November 25th Ludwig Hoffman (Harvard University)
Title: Local and global control in biological development
Abstract: Biological systems are inherently noisy; therefore, mechanisms are necessary to regulate development and ensure robust and reproducible growth. Identifying and understanding these mechanisms is a major task in developmental biology, which has more recently attracted the attention of the (bio)physics community. I will provide a general introduction to these questions and then present two specific theoretical models to understand different aspects of morphogenesis: active topological defects and mechanochemical feedback.
December 2nd Alex Kapiamba (Harvard University)
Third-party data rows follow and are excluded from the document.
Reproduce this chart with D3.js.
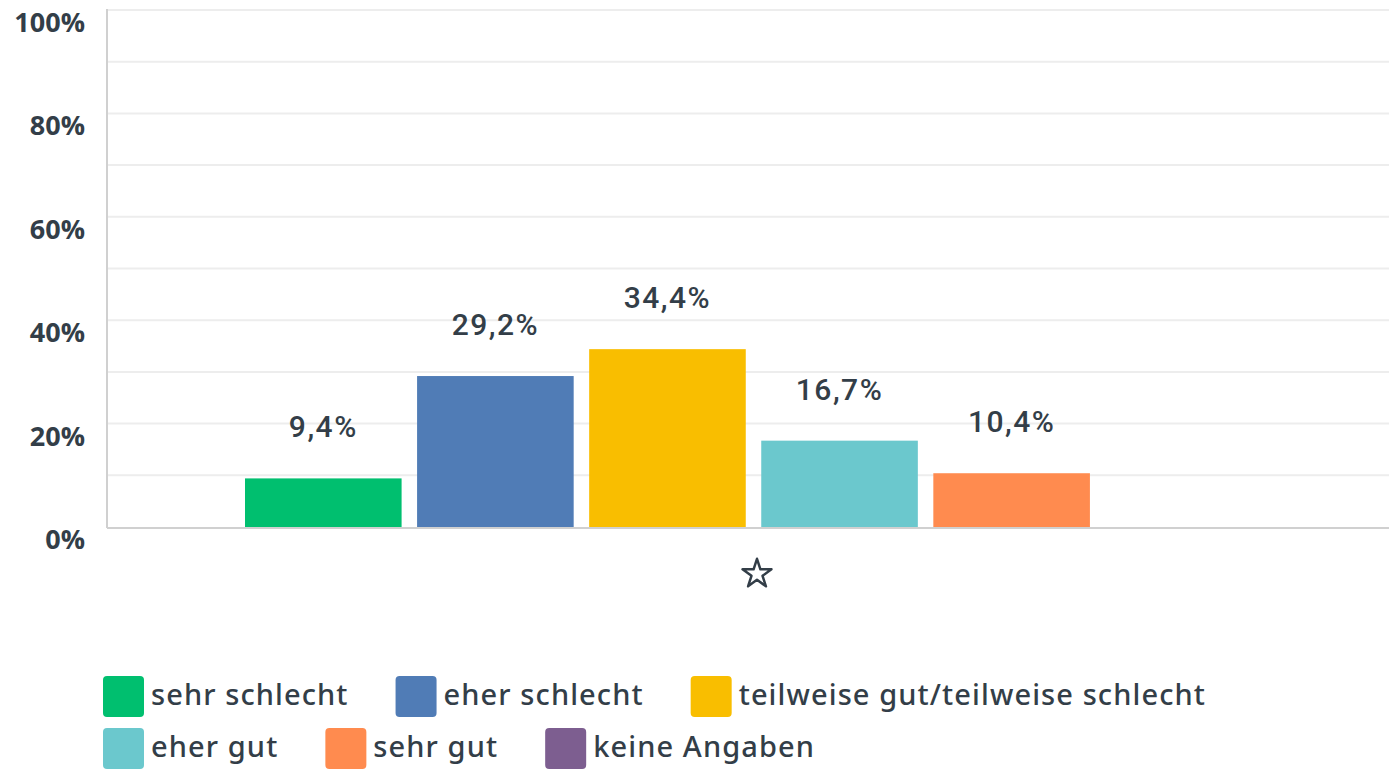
<!DOCTYPE html>
<html>
<head>
<meta charset="utf-8">
<script src="https://cdn.jsdelivr.net/npm/d3@7"></script>
<style>
  body { margin: 0; background: #fff; }
  text { fill: #333e48; }
</style>
</head>
<body>
<div id="chart"></div>
<script>
// answer categories (legend order)
var categories = ["sehr schlecht", "eher schlecht", "teilweise gut/teilweise schlecht", "eher gut", "sehr gut", "keine Angaben"];
var values = [9.4, 29.2, 34.4, 16.7, 10.4, 0];
var valueLabels = ["9,4%", "29,2%", "34,4%", "16,7%", "10,4%", ""];
var colors = ["#00bf6f", "#507cb6", "#f9be00", "#6bc8cd", "#ff8b4f", "#7d5e90"];
var yTicks = [0, 20, 40, 60, 80, 100];
var gridTicks = [10, 20, 30, 40, 50, 60, 70, 80, 90, 100];

var svgWidth = 1389;
var svgHeight = 772;

var margin = { top: 10, right: 0, bottom: 245, left: 107 };
var width = svgWidth - margin.left - margin.right;
var height = svgHeight - margin.top - margin.bottom;

var svg = d3.select("#chart")
  .append("svg")
  .attr("width", svgWidth)
  .attr("height", svgHeight);

var chartGroup = svg.append("g")
  .attr("transform", `translate(${margin.left}, ${margin.top})`);

var yScale = d3.scaleLinear()
  .domain([0, 100])
  .range([height, 0]);

// the single question group sits in the middle, bars inside it
var xBand = d3.scaleBand()
  .domain(categories)
  .range([138, 1155])
  .paddingInner(0.09);

// gridlines
chartGroup.selectAll(".grid")
  .data(gridTicks)
  .enter()
  .append("line")
  .attr("x1", 0)
  .attr("x2", width)
  .attr("y1", d => yScale(d))
  .attr("y2", d => yScale(d))
  .attr("stroke", "#ededed")
  .attr("stroke-width", 2);

// y axis labels
chartGroup.selectAll(".ylab")
  .data(yTicks)
  .enter()
  .append("text")
  .attr("x", -22)
  .attr("y", d => yScale(d) + 22)
  .attr("text-anchor", "end")
  .style("font-family", "'Open Sans', sans-serif")
  .style("font-weight", 700)
  .style("font-size", "27px")
  .text(d => d + "%");

// bars
chartGroup.selectAll("rect.bar")
  .data(values)
  .enter()
  .append("rect")
  .attr("class", "bar")
  .attr("x", (d, i) => xBand(categories[i]))
  .attr("width", xBand.bandwidth())
  .attr("y", d => yScale(d))
  .attr("height", d => height - yScale(d))
  .attr("fill", (d, i) => colors[i]);

// value labels
chartGroup.selectAll(".vlab")
  .data(values)
  .enter()
  .append("text")
  .attr("x", (d, i) => xBand(categories[i]) + xBand.bandwidth() / 2)
  .attr("y", d => yScale(d) - 41)
  .attr("text-anchor", "middle")
  .style("font-family", "Roboto, sans-serif")
  .style("font-weight", 500)
  .style("font-size", "30px")
  .style("letter-spacing", "1.5px")
  .text((d, i) => valueLabels[i]);

// axis lines
chartGroup.append("line")
  .attr("x1", 0).attr("x2", 0)
  .attr("y1", -1).attr("y2", height + 1)
  .attr("stroke", "#d0d0d0")
  .attr("stroke-width", 2);
chartGroup.append("line")
  .attr("x1", 0).attr("x2", width)
  .attr("y1", height + 1).attr("y2", height + 1)
  .attr("stroke", "#d0d0d0")
  .attr("stroke-width", 2);

// star marker under the group
chartGroup.append("path")
  .attr("d", d3.symbol().type(d3.symbolStar).size(260)())
  .attr("transform", `translate(650, ${height + 47})`)
  .attr("fill", "#fff")
  .attr("stroke", "#333e48")
  .attr("stroke-width", 2.5)
  .attr("stroke-linejoin", "round");

// legend, flowing left to right and wrapping
var legend = svg.append("g");
var lx = 103, ly = 676, rowStep = 52, maxX = 1300;
categories.forEach(function(c, i) {
  var item = legend.append("g");
  item.append("rect")
    .attr("width", 41).attr("height", 41)
    .attr("rx", 4)
    .attr("fill", colors[i]);
  var t = item.append("text")
    .attr("x", 48)
    .attr("y", 29)
    .style("font-family", "'Noto Sans', sans-serif")
    .style("font-weight", 500)
    .style("font-size", "29px")
    .style("letter-spacing", "1.1px")
    .text(c);
  var w = 48 + t.node().getComputedTextLength();
  if (lx + w > maxX) { lx = 103; ly += rowStep; }
  item.attr("transform", `translate(${lx}, ${ly})`);
  lx += w + 47;
});
</script>
</body>
</html>
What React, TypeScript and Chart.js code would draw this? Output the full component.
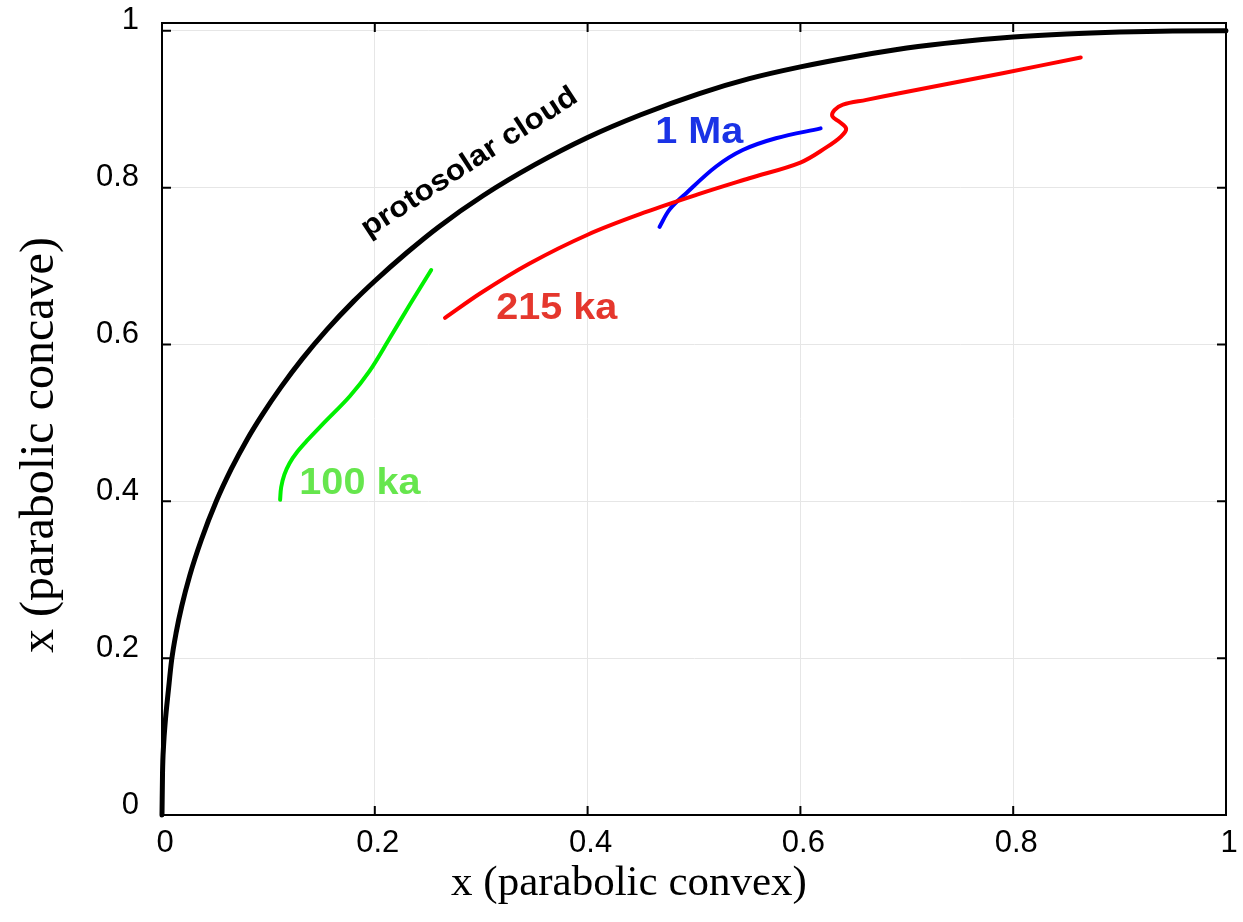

Title: MLC: Past and Present Progress
Abstract: The local connectivity of the Mandelbrot set has remained one of the most significant open problems in complex dynamics. In this talk, we will discuss the history of this problem and techniques, both old and new, to try and tackle it.
December 9th Insung Park (Stony Brook University)
Title: Pressure Metrics in the Space of Geometric Structures of Dynamical Systems/Manifolds
Abstract: Pressure functions are fundamental concepts in the thermodynamic formalism of dynamical systems. McMullen used the convexity of the pressure function to define a metric, referred to as a pressure metric these days, on Teichmüller space and showed that it is a constant multiple of the Weil-Petersson metric. In the spirit of Sullivan's dictionary, McMullen applied the same idea and defined a metric for the space of Blaschke products. This talk will explore the earlier works of Bridgeman-Taylor and McMullen on pressure metrics, recent advances in broader settings, and pressure metrics on hyperbolic components for the dynamics of rational maps.